WHAT YOU ARE ASKED TO DO >> Search the listing below for the string "diagram" and copy every line where it occurs.

INPUT ROWS >>
--- START ---
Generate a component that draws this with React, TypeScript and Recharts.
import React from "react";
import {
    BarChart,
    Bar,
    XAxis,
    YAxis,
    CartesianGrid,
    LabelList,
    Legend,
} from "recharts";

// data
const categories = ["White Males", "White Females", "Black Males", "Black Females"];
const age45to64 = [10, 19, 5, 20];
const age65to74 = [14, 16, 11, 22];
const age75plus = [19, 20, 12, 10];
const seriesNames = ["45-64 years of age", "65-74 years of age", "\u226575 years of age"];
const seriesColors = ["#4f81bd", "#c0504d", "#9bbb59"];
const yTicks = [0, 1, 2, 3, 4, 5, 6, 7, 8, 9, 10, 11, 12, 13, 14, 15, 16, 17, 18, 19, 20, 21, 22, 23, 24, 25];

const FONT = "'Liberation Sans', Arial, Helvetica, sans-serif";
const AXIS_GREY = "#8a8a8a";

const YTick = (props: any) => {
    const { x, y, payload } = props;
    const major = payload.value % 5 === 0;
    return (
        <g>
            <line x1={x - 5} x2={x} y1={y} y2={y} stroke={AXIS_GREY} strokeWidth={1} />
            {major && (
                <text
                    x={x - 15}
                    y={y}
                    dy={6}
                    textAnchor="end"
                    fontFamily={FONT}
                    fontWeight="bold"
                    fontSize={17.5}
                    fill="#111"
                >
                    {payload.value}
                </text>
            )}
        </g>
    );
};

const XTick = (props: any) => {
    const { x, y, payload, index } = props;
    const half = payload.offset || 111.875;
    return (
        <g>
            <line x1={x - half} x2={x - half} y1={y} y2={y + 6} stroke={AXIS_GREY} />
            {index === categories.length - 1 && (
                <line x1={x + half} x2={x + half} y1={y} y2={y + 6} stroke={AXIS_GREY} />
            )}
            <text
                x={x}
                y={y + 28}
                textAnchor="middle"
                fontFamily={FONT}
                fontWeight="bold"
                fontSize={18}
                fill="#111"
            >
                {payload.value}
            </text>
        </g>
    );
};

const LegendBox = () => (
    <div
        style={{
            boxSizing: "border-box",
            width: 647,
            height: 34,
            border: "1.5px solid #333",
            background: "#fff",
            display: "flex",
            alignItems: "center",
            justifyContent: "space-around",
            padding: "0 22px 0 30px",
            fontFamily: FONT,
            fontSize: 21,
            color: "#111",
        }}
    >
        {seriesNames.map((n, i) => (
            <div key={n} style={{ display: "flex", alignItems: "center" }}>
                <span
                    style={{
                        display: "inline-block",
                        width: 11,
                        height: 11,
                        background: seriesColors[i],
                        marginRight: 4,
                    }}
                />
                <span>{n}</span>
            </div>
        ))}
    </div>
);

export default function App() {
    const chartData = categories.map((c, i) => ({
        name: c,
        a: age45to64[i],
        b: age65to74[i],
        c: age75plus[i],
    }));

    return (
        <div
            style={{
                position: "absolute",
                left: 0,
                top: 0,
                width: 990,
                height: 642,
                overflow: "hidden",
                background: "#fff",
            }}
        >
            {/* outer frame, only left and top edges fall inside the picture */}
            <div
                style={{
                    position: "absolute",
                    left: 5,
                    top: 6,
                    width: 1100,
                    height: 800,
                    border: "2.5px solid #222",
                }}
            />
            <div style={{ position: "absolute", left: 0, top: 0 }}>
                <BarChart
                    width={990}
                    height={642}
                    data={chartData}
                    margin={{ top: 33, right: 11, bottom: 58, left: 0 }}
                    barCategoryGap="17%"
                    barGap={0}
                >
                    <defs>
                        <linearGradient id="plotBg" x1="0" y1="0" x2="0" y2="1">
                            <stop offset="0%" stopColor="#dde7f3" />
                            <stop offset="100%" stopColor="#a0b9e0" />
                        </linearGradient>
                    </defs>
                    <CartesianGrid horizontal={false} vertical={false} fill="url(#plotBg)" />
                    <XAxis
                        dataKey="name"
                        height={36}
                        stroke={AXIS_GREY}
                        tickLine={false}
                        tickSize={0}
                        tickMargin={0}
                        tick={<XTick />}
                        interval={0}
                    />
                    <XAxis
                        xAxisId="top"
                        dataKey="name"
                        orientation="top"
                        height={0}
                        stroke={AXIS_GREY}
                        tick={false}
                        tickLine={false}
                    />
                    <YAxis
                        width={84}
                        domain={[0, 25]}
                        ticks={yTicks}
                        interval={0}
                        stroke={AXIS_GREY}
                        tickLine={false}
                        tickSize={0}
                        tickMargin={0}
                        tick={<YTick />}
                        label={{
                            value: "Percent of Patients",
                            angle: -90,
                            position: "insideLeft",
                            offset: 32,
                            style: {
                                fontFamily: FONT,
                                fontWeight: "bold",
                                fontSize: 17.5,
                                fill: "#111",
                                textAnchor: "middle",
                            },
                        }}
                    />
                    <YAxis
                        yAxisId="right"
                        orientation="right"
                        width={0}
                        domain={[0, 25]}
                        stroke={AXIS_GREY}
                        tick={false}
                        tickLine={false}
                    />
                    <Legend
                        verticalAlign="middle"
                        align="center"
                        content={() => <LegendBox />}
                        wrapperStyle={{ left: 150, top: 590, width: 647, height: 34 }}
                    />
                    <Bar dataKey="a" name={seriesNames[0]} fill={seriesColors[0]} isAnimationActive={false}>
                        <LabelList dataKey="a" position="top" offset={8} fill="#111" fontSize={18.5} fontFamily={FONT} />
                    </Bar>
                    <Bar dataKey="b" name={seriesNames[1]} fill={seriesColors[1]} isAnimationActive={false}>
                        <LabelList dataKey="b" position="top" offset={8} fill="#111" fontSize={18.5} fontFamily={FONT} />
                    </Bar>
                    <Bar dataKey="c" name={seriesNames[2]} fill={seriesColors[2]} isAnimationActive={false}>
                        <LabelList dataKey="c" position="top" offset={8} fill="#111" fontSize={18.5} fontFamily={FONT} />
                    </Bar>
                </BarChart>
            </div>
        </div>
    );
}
--- END ---
--- START ---
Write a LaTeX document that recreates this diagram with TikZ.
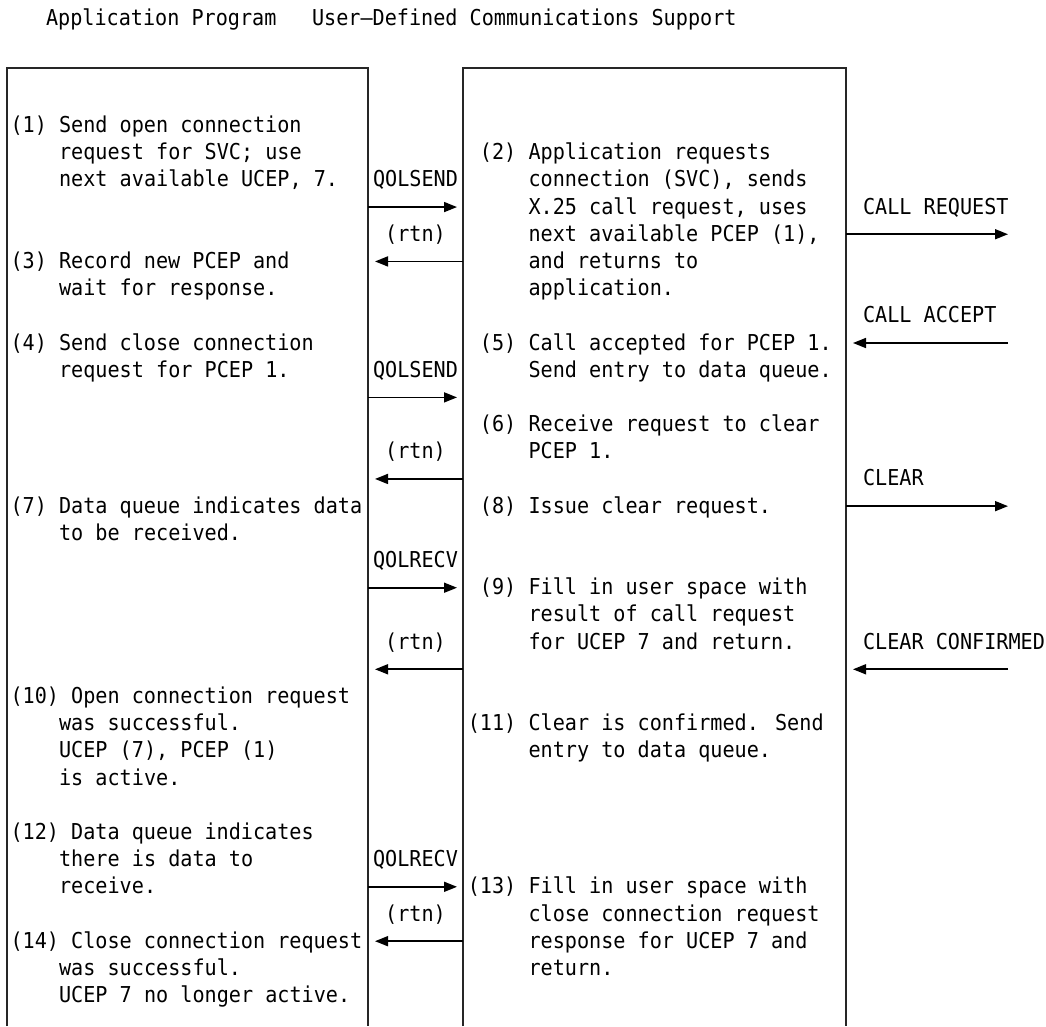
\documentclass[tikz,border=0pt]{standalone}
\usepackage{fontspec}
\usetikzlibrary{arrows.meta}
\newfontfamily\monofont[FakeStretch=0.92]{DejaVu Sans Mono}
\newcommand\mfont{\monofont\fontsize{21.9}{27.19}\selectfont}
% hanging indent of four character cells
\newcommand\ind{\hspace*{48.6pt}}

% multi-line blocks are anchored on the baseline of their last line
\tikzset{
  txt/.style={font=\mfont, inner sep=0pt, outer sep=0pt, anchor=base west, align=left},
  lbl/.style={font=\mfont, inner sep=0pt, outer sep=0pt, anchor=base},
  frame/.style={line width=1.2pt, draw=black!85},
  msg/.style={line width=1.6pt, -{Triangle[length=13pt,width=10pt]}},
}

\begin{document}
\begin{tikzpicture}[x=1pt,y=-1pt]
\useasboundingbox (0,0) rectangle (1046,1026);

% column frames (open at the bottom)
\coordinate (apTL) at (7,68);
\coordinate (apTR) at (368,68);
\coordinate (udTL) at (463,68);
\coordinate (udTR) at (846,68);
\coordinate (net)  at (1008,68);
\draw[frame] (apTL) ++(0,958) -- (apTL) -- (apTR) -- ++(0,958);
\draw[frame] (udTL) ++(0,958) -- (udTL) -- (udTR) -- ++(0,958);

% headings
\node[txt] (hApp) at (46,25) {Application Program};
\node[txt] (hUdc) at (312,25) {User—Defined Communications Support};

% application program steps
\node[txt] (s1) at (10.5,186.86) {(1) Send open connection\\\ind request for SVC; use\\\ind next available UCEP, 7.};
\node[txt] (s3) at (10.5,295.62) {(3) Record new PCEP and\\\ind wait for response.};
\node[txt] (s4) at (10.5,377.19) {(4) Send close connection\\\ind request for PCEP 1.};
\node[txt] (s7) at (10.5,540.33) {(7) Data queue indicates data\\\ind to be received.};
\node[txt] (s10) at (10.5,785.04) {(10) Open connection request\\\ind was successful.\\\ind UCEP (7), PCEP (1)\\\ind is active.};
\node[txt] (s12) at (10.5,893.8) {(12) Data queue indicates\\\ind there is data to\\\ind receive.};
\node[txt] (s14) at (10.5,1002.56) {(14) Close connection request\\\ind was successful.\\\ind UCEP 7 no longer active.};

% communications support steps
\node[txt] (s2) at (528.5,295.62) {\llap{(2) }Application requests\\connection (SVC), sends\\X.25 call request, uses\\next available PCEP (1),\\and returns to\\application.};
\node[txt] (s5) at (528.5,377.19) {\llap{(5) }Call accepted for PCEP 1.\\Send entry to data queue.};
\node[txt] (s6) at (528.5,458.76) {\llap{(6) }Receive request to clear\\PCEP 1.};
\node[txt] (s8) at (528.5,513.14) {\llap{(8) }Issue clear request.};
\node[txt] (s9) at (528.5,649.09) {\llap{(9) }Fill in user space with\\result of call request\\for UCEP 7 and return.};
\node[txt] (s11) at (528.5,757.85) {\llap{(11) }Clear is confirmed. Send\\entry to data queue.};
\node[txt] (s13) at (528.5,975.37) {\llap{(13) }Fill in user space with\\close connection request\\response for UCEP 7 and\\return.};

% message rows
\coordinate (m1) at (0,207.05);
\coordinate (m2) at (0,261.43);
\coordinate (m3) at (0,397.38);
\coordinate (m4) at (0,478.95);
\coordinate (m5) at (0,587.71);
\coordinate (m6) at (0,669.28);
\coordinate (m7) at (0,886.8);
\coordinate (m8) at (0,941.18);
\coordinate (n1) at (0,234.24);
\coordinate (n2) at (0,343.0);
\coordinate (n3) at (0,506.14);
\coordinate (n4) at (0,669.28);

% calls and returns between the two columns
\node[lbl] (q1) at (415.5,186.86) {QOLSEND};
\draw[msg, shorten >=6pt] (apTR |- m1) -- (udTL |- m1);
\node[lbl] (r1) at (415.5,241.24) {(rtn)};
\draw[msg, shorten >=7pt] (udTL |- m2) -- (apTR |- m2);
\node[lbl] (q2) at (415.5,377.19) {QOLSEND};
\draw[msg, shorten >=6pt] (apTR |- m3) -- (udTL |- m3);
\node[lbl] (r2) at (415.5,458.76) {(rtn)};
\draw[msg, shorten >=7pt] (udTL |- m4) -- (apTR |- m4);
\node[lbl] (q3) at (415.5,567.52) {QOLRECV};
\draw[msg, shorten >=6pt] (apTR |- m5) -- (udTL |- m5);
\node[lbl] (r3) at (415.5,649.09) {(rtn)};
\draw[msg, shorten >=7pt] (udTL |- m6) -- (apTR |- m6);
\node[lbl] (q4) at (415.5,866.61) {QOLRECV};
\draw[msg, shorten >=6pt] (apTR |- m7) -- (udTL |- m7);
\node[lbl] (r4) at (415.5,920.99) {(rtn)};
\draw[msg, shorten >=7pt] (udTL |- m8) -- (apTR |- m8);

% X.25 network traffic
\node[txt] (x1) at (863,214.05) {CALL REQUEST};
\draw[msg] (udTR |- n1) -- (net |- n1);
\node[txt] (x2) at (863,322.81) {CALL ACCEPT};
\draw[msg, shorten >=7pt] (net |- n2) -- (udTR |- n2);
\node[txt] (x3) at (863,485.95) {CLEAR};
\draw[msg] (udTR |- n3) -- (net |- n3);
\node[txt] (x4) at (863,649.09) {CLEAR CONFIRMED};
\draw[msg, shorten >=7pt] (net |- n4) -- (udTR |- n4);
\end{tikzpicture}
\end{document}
--- END ---
--- START ---
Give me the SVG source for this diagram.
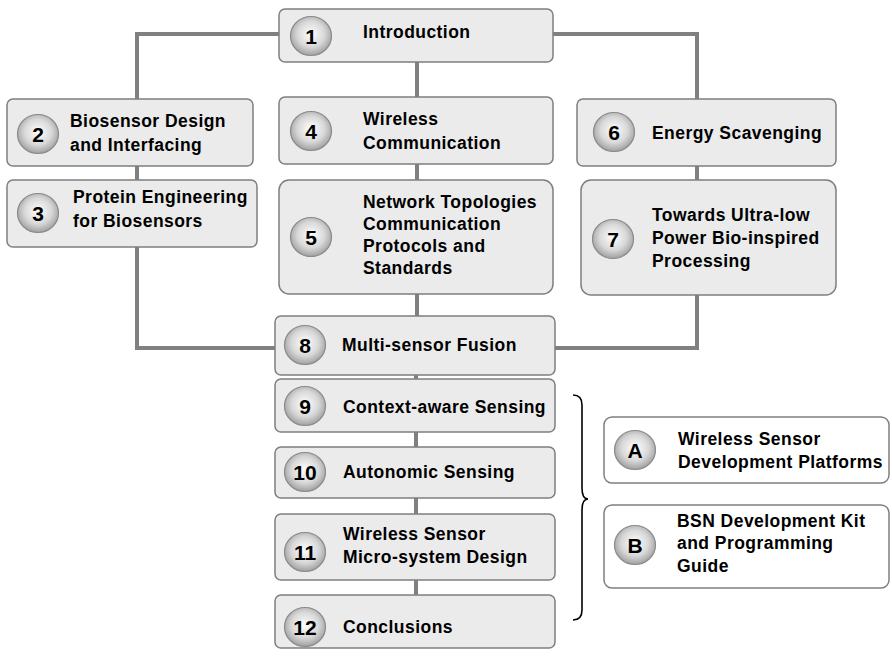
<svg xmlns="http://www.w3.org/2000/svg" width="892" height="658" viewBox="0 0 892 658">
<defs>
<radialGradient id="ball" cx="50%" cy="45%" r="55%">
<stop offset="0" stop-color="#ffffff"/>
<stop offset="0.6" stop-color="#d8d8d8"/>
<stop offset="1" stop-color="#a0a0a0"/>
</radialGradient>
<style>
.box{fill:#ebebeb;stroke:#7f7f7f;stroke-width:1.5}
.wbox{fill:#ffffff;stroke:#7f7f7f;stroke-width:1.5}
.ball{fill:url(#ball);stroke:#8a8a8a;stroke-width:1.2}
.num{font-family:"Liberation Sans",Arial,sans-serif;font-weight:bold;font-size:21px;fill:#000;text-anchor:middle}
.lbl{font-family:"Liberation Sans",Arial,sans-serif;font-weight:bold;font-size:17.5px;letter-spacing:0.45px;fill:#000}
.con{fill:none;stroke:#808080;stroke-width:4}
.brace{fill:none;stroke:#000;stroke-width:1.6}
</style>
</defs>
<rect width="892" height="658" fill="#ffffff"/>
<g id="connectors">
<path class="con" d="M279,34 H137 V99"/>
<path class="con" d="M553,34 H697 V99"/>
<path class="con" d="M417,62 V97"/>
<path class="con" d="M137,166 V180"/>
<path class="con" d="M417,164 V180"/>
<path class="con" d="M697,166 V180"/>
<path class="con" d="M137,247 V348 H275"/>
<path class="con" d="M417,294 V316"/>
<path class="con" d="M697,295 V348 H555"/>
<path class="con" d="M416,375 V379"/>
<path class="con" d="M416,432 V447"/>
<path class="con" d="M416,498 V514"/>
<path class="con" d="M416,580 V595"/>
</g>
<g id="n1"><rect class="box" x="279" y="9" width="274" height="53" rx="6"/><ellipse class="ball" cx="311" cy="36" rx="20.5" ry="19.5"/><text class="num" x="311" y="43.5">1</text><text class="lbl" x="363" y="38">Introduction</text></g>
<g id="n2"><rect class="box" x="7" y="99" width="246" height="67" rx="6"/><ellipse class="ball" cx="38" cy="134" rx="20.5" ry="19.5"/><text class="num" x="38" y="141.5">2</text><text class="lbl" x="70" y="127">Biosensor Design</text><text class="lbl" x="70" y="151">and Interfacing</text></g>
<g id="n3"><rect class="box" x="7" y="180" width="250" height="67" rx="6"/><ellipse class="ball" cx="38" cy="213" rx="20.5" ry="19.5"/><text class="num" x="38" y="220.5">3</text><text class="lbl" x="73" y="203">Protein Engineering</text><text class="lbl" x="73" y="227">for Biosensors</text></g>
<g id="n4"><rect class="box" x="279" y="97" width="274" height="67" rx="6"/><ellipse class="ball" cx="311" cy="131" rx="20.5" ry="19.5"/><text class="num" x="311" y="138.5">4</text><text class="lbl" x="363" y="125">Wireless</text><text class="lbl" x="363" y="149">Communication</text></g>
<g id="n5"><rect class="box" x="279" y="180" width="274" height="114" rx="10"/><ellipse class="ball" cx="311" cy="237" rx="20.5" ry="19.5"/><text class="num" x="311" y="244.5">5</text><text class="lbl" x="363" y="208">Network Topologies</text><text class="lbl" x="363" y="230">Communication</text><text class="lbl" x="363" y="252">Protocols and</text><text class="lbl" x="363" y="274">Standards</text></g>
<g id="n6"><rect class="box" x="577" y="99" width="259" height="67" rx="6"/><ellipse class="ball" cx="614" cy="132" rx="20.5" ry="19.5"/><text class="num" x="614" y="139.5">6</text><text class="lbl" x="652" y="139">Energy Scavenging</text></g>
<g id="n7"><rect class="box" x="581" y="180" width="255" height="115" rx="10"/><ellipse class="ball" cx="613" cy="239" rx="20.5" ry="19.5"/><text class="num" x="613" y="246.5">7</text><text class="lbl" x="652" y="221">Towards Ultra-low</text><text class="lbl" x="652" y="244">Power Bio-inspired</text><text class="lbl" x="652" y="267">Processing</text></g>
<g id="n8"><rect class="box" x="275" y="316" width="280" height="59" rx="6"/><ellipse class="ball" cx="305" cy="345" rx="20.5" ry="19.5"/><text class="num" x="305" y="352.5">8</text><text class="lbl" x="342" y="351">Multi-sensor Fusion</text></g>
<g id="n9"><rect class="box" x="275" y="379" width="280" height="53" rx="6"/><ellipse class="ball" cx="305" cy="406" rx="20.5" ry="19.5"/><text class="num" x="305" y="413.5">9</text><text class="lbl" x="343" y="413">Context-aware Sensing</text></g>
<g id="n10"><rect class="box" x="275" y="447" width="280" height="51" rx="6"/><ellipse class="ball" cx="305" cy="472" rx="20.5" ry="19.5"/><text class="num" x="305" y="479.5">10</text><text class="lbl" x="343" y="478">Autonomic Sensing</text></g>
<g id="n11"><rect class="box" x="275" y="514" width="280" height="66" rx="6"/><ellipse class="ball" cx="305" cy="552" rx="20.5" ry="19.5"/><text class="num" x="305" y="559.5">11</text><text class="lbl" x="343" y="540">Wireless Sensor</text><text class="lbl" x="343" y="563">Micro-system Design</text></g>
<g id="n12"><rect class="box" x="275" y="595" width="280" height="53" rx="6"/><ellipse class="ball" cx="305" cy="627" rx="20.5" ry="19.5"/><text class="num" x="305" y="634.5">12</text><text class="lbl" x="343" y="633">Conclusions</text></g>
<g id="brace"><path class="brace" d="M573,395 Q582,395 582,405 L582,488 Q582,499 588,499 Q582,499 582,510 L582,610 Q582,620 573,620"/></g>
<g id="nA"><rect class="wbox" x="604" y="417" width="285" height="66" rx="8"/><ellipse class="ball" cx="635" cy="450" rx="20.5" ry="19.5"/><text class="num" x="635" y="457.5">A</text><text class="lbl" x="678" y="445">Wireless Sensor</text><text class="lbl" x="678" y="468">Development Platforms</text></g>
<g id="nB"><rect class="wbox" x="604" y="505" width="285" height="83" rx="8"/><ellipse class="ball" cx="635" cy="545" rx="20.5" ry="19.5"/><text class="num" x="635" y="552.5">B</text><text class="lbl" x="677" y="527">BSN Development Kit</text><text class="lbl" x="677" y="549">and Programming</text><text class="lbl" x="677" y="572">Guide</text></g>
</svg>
--- END ---
ANSWER TO THIS PROBLEM >>
Write a LaTeX document that recreates this diagram with TikZ.
Give me the SVG source for this diagram.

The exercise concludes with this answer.